Rheological properties of rotator and crystalline phases of alkanes

TL;DR

This study develops a method to measure and compare the shear rheological properties of rotator and crystalline phases in alkanes, revealing significant differences and dependencies on molecular length and temperature.

Contribution

A novel methodology for rheological measurement of alkane phases and comprehensive characterization of their properties across different chain lengths and compositions.

Findings

Rotator phases have storage and loss moduli about 10 times lower than crystalline phases.

Rheological properties of crystal phases depend mainly on subcooling temperature.

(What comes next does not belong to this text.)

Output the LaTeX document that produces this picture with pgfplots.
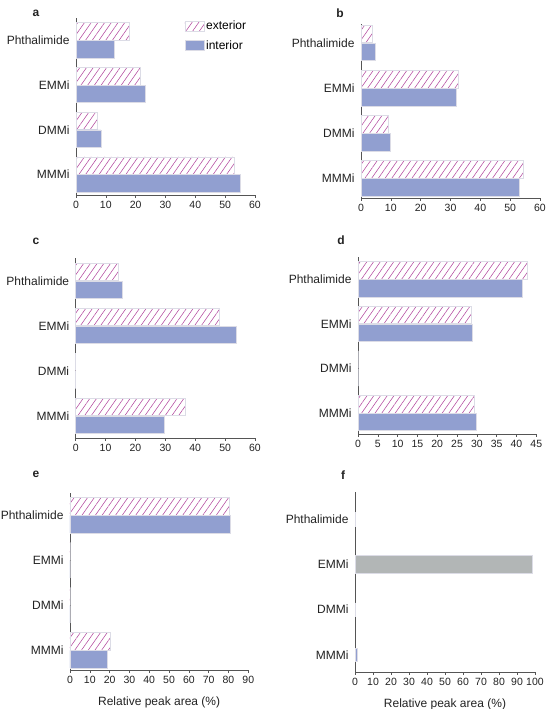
\documentclass[border=0pt]{standalone}
\usepackage{pgfplots}
\pgfplotsset{compat=1.18}
\usepackage{fontspec}
\setmainfont{Liberation Sans}
\usetikzlibrary{patterns.meta}
\definecolor{intc}{HTML}{919FD0}
\definecolor{hatc}{HTML}{B2489E}
\definecolor{edgec}{HTML}{DCDCE6}
\definecolor{axc}{HTML}{555555}
\definecolor{grayb}{HTML}{B2B6B6}
\definecolor{txtc}{HTML}{222222}
\pgfplotsset{
  panel/.style={
    xbar, scale only axis, anchor=south west,
    axis lines*=left,
    axis line style={draw=axc, line width=0.8pt},
    xmin=0,
    ytick={0,1,2,3},
    yticklabels={MMMi,DMMi,EMMi,Phthalimide},
    ytick style={draw=none},
    yticklabel style={font=\fontsize{12}{14}\selectfont, text=txtc},
    tick align=outside,
    xtick style={draw=axc, line width=0.6pt},
    major tick length=3pt,
    xticklabel style={font=\fontsize{10.5}{12}\selectfont, text=txtc},
    /pgf/number format/assume math mode=true,
    clip=false,
  },
  exter/.style={draw=edgec, line width=0.5pt,
    pattern={Lines[angle=55,distance=5.5pt,line width=0.55pt]}, pattern color=hatc,
    bar width=0.39, bar shift=0.2},
  inter/.style={draw=edgec, line width=0.5pt, fill=intc, bar width=0.39, bar shift=-0.2},
  xlab/.style={xlabel={Relative peak area (\%)}, xlabel style={font=\fontsize{12}{14}\selectfont, text=txtc, yshift=-6pt}},
}
\begin{document}
\begin{tikzpicture}
\useasboundingbox (0pt,0pt) rectangle (550pt,709pt);
% panel labels
\node[font=\bfseries\fontsize{12}{14}\selectfont, text=txtc] at (36pt,696pt) {a};
\node[font=\bfseries\fontsize{12}{14}\selectfont, text=txtc] at (340pt,696pt) {b};
\node[font=\bfseries\fontsize{12}{14}\selectfont, text=txtc] at (36pt,468pt) {c};
\node[font=\bfseries\fontsize{12}{14}\selectfont, text=txtc] at (341pt,469pt) {d};
\node[font=\bfseries\fontsize{12}{14}\selectfont, text=txtc] at (36pt,235pt) {e};
\node[font=\bfseries\fontsize{12}{14}\selectfont, text=txtc] at (343pt,234pt) {f};

% a
\begin{axis}[panel, at={(76pt,514pt)}, width=179pt, height=177pt, xmax=60, xtick={0,10,...,60},
  ymin=-0.46, ymax=3.5,
  legend style={at={(rel axis cs:0.6,1.0)}, anchor=north west, draw=none, fill=none,
    font=\fontsize{12}{14}\selectfont, row sep=5pt, inner sep=1pt},
  legend cell align=left,
  legend image code/.code={\draw[#1] (0pt,-5pt) rectangle (19pt,5pt);}]
\addplot[exter] coordinates {(52.9,0) (7.1,1) (21.7,2) (17.8,3)};
\addlegendentry{exterior}
\addplot[inter] coordinates {(55.1,0) (8.3,1) (23.3,2) (12.8,3)};
\addlegendentry{interior}
\end{axis}

% b
\begin{axis}[panel, at={(361pt,511pt)}, width=179pt, height=174pt, xmax=60, xtick={0,10,...,60},
  ymin=-0.44, ymax=3.42]
\addplot[exter] coordinates {(54.4,0) (9.2,1) (32.6,2) (3.8,3)};
\addplot[inter] coordinates {(53.1,0) (9.9,1) (32.0,2) (4.7,3)};
\end{axis}

% c
\begin{axis}[panel, at={(75.7pt,271pt)}, width=179.3pt, height=180pt, xmax=60, xtick={0,10,...,60},
  ymin=-0.49, ymax=3.51]
\addplot[exter] coordinates {(36.8,0) (0,1) (48.0,2) (14.4,3)};
\addplot[inter] coordinates {(29.7,0) (0,1) (53.6,2) (15.6,3)};
\end{axis}

% d
\begin{axis}[panel, at={(358pt,275pt)}, width=178.3pt, height=177pt, xmax=45, xtick={0,5,...,45},
  ymin=-0.47, ymax=3.5]
\addplot[exter] coordinates {(29.4,0) (0,1) (28.5,2) (42.6,3)};
\addplot[inter] coordinates {(29.9,0) (0,1) (28.8,2) (41.5,3)};
\end{axis}

% e
\begin{axis}[panel, xlab, at={(70pt,39pt)}, width=178.3pt, height=177pt, xmax=90, xtick={0,10,...,90},
  ymin=-0.44, ymax=3.49]
\addplot[exter] coordinates {(20.4,0) (0,1) (0,2) (80.3,3)};
\addplot[inter] coordinates {(18.9,0) (0,1) (0,2) (81.1,3)};
\end{axis}

% f
\begin{axis}[panel, xlab, at={(355pt,37pt)}, width=180pt, height=180pt, xmax=100, xtick={0,10,...,100},
  ymin=-0.38, ymax=3.6]
\addplot[draw=edgec, line width=0.5pt, fill=grayb, bar width=0.39, bar shift=0] coordinates {(98.5,2)};
\addplot[draw=edgec, line width=0.5pt, fill=intc, bar width=0.3, bar shift=0] coordinates {(1.2,0)};
\addplot[draw=edgec, line width=0.5pt, fill=edgec, bar width=0.3, bar shift=0] coordinates {(0.4,1) (0.4,3)};
\end{axis}
\end{tikzpicture}
\end{document}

Rotator phases become softer as alkane chain length increases.

Abstract

Linear long-chain organic molecules are known to form lamellar intermediate phases (called also rotator phases) between their fully ordered crystalline phases and their isotropic liquid phases. The properties of intermediate rotator phases are crucially important for various industrial and living nature processes, but the data for their rheological properties are almost missing, due to the specific difficulties in the respective experiments. In the current study we describe a methodology for measuring and comparing the shear rheological properties of rotator (R) and crystalline (C) phases formed in bulk hydrocarbons at temperatures below the melting temperature. We apply this approach to characterize the rheological properties of R and C phases formed upon cooling of alkanes with chain length varied between 17 and 30 carbon atoms. For comparison, we study also several alkane mixtures and one alkene with double bond at the end of its chain. The obtained results show that the storage and loss moduli of the rotator phases are ca. 10-times lower than those of the respective crystalline phases. We found also that the rheological properties of the crystal phases depend mainly on the subcooling temperature below the crystallization temperature, while the R phases become softer with the increase of the molecular length. We explain these results by assuming that the rheological properties of the crystal phases are determined mainly by the sliding of the ordered crystal domains with respect to each other, while in the rotator phases we have multiple defects in the molecular packing which increase with the alkane length. The proposed methodology and the obtained results serve as a solid basis for further rheological studies of this important class of technological systems.